Oct 21, 2012

POLICY NEWS: Farm Bill Uncertain


        By Mary Fund

The federal farm bill expired September 30 with no fanfare or immediately discernable impacts, and without passage of a new 2012 farm bill. This is unprecedented, but then again, a farm bill has never come up for renewal during a presidential election year. The perceived lack of impact, though, is not accurate.

   True, commodity program changes won’t begin until January 2013, and the food and nutrition program (Supplemental Nutrition Assistance Program or SNAP) continues to assist the nation’s vulnerable population as Congress saw to it that its authority was part of the just-passed Continuing Resolution that keeps government running through March 2013. Crop insurance, the new sacred cow of agricultural policy, is not technically part of the farm bill, as it is authorized under the Federal Crop Insurance Act, so remains unaffected. 
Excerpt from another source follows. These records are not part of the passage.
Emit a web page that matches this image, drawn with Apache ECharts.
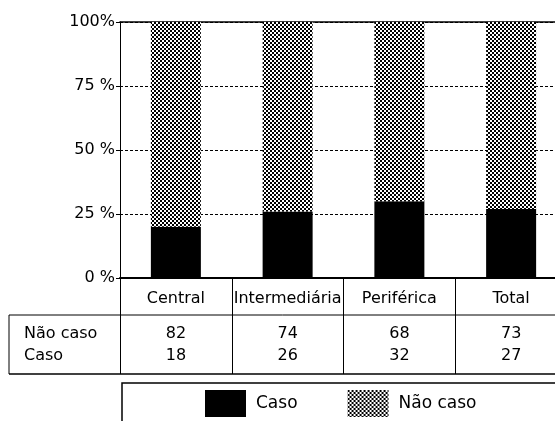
<!DOCTYPE html>
<html><head><meta charset="utf-8">
<script src="https://cdn.jsdelivr.net/npm/echarts@6/dist/echarts.min.js"></script>
<style>html,body{margin:0;padding:0;background:#fff}#c{width:555px;height:421px}</style>
</head><body><div id="c"></div>
<script>
const categories = ['Central', 'Intermediária', 'Periférica', 'Total'];
const casoBar = [20, 26, 30, 27];
const naoCasoBar = [80, 74, 70, 73];
const tableNaoCaso = ['82', '74', '68', '73'];
const tableCaso = ['18', '26', '32', '27'];
const rowLabels = ['Não caso', 'Caso'];
const yTicks = [0, 25, 50, 75, 100];
const yTickLabels = ['0 %', '25 %', '50 %', '75 %', '100%'];
const legendNames = ['Caso', 'Não caso'];

const FONT = 'DejaVu Sans';
const pc = document.createElement('canvas'); pc.width = 4; pc.height = 4;
const g = pc.getContext('2d');
g.fillStyle = '#fff'; g.fillRect(0, 0, 4, 4);
g.fillStyle = '#000'; g.fillRect(0, 0, 2, 2); g.fillRect(2, 2, 2, 2);
const pattern = { image: pc, repeat: 'repeat' };

const chart = echarts.init(document.getElementById('c'), null, { renderer: 'canvas' });
const L = 120, T = 22, W = 447, H = 256;
const txt = { color: '#000', fontFamily: FONT, fontSize: 16 };
function rowAxis(data, margin) {
  return { type: 'category', data: data, position: 'bottom', gridIndex: 0,
    axisLine: { show: false, onZero: false }, axisTick: { show: false },
    axisLabel: Object.assign({ interval: 0, margin: margin }, txt), splitLine: { show: false } };
}
const option = {
  animation: false,
  grid: { left: L, top: T, width: W, height: H, outerBoundsMode: 'none', containLabel: false },
  xAxis: [
    { type: 'category', data: categories, position: 'bottom',
      axisLine: { onZero: false, lineStyle: { color: '#000', width: 2 } },
      axisTick: { show: true, length: 96, interval: 0, lineStyle: { color: '#000', width: 1 } },
      axisLabel: Object.assign({ interval: 0, margin: 13 }, txt) },
    rowAxis(tableNaoCaso, 48),
    rowAxis(tableCaso, 70),
    { type: 'category', data: categories, position: 'top',
      axisLine: { onZero: false, lineStyle: { color: '#000', width: 1.5 } },
      axisTick: { show: false }, axisLabel: { show: false } }
  ],
  yAxis: {
    type: 'value', min: 0, max: 100, interval: 25,
    axisLine: { show: true, onZero: false, lineStyle: { color: '#000', width: 1 } },
    axisTick: { show: true, length: 4, lineStyle: { color: '#000' } },
    axisLabel: Object.assign({ margin: 5, formatter: v => yTickLabels[yTicks.indexOf(v)] }, txt),
    splitLine: { show: true, lineStyle: { type: [3, 2], color: '#000', width: 1 } }
  },
  legend: {
    left: 205, top: 390, padding: 0, itemWidth: 41, itemHeight: 27, itemGap: 50,
    icon: 'rect', data: legendNames, selectedMode: false,
    textStyle: { color: '#000', fontFamily: FONT, fontSize: 17, padding: [0, 0, 0, 5] }
  },
  series: [
    { name: legendNames[0], type: 'bar', stack: 's', data: casoBar, barWidth: 50, itemStyle: { color: '#000' } },
    { name: legendNames[1], type: 'bar', stack: 's', data: naoCasoBar, barWidth: 50, itemStyle: { color: pattern } }
  ],
  graphic: [
    { type: 'text', left: 24, top: 326, style: { text: rowLabels[0], fill: '#000', font: '16px ' + FONT } },
    { type: 'text', left: 24, top: 348, style: { text: rowLabels[1], fill: '#000', font: '16px ' + FONT } },
    { type: 'line', shape: { x1: 9, y1: 315, x2: 560, y2: 315 }, style: { stroke: '#000', lineWidth: 1 } },
    { type: 'line', shape: { x1: 9, y1: 374, x2: 560, y2: 374 }, style: { stroke: '#000', lineWidth: 1.5 } },
    { type: 'line', shape: { x1: 9, y1: 315, x2: 9, y2: 374 }, style: { stroke: '#000', lineWidth: 1 } },
    { type: 'polyline', shape: { points: [[122, 430], [122, 383], [560, 383]] }, style: { stroke: '#000', fill: null, lineWidth: 1.5 } }
  ]
};
chart.setOption(option);
</script></body></html>
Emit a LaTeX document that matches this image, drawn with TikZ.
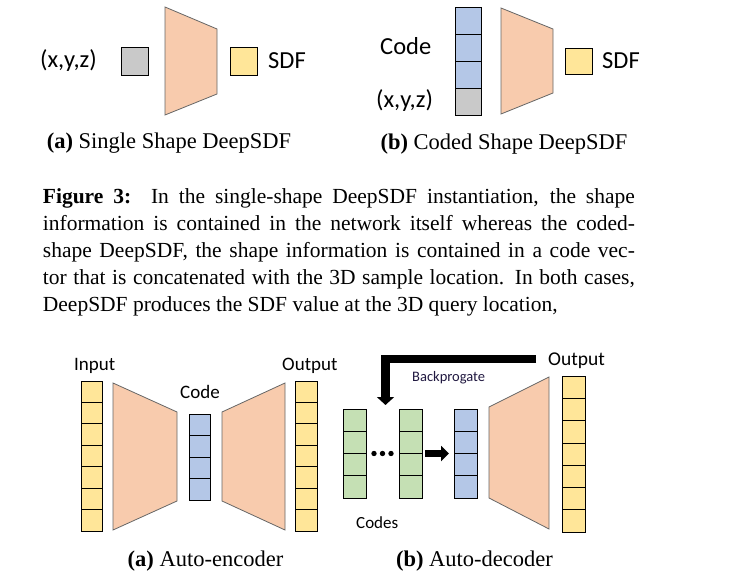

   While current commodity program payments are covered until the end of 2012 with some payments being made in 2013, any bill passed now, whether in the lame duck session or by a new Congress next year, will make big changes in commodity crop programs—based on those proposed by both House and Senate in their respective versions of a farm bill.  Administratively those changes don’t happen quickly or easily, and farmers (and their bankers or credit providers) need time to make decisions. So the longer the limbo, the greater the impact and the greater the confusion.

   Conservation programs present a mixed bag. The Environmental Quality Incentive Program (EQIP) and its sub-programs and special initiatives, should continue normal enrollments due to an earlier extension of their program authority to 2014. The just passed Continuing Resolution, which keeps government running, provides continued funding for EQIP – albeit at a lower level than before, but funding.   But the Conservation Stewardship Program (CSP), while also authorized to 2014, only has funds to pay for existing contracts but not enough to pay for any new ones.  Until Congress takes action, new enrollments to CSP are on hold.

   The Grassland Reserve Program (GRP), Wetlands Reserve Program (WRP), and Conservation Reserve Program (CRP) have acres remaining under the acreage cap of the 2008 farm bill. But the legal authority for all of these expired September 30, so according to the National Sustainable Agriculture Coalition (NSAC), there can’t be new enrollments until Congress passes a new farm bill, extends the current farm bill or extends these authorities in a continuing resolution or final appropriations bill. Payments and maintenance of existing contracts is allowed.

    Additional programs important to building a better food and farm future are also impacted by the lack of a new farm bill.  The past two farm bills (2002 and 2008) included programs and funding beyond the traditional food stamps, commodity subsidies, and conservation. Programs impacted, according to NSAC, include: Beginning Farmer and Rancher Development Program, Conservation Reserve Program- Transition Incentive Program, Farmers Market Promotion Program, National Organic Certification Pro-gram, Organic Agriculture Research and Extension Initiative, Rural Energy for America Program, Specialty Crop Research Initiative, and the Value Added Producer Grant Program.

    These programs continue to exist on paper, but after October 1 have no renewed funding; and will remain so until after Congress takes action on a new farm bill, or extends the current bill. Without these programs, beginning farmer training opportunities and minority farmer assistance programs dry up. Microloans and training for very small businesses end. Researchers will not be able to get dedicated funding for organic or fruit and vegetable research. Funds to help move expiring CRP land into the hands of beginning farmers ends. Incentives to create sustainable biofuels based on perennial crops will end.

    In short, programs to create jobs related to food (not commodity crops), renewable energy and improved production and access to healthy food are on hold and may not be restored.

Furthermore, there are programs that like the above- mentioned conservation programs (CRP, GRP, and WRP), have funds but lack the authority to spend them. These include programs like the Specialty Crop Block Grant Program and Senior Farmers Market Nutrition Program.

    While many of the above “non-traditional” programs have been included in both the Senate and House versions of the new Farm Bill, their fate is uncertain. Will there funding be restored? And will they be included in the new bill?

    Indeed, the fate of the farm bill during the lame duck session is uncertain. Will Congress come together and work out a compromise bill by the end of the year?   Or will Congress work out an extension of the current bill with some modifications until spring, summer or fall 2013? This option means the new Congress beginning in January 2013 starts the farm bill process all over again. 

    Add to all this the questions surrounding major issues also before Congress before the end of the year (tax issues and  deficit reduction/fiscal cliff), and the already thick fog of the farm bill’s future gets thicker. But whether there is an extension (short or long) or a full bill, all of the farm programs should be included. This is not a time to abandon newer important programs that aim to establish a next generation of farmers and ranchers, answer critical production questions for specialty crops, organic practices, and biofuels, and ensure access to healthy food for urban and rural citizens alike.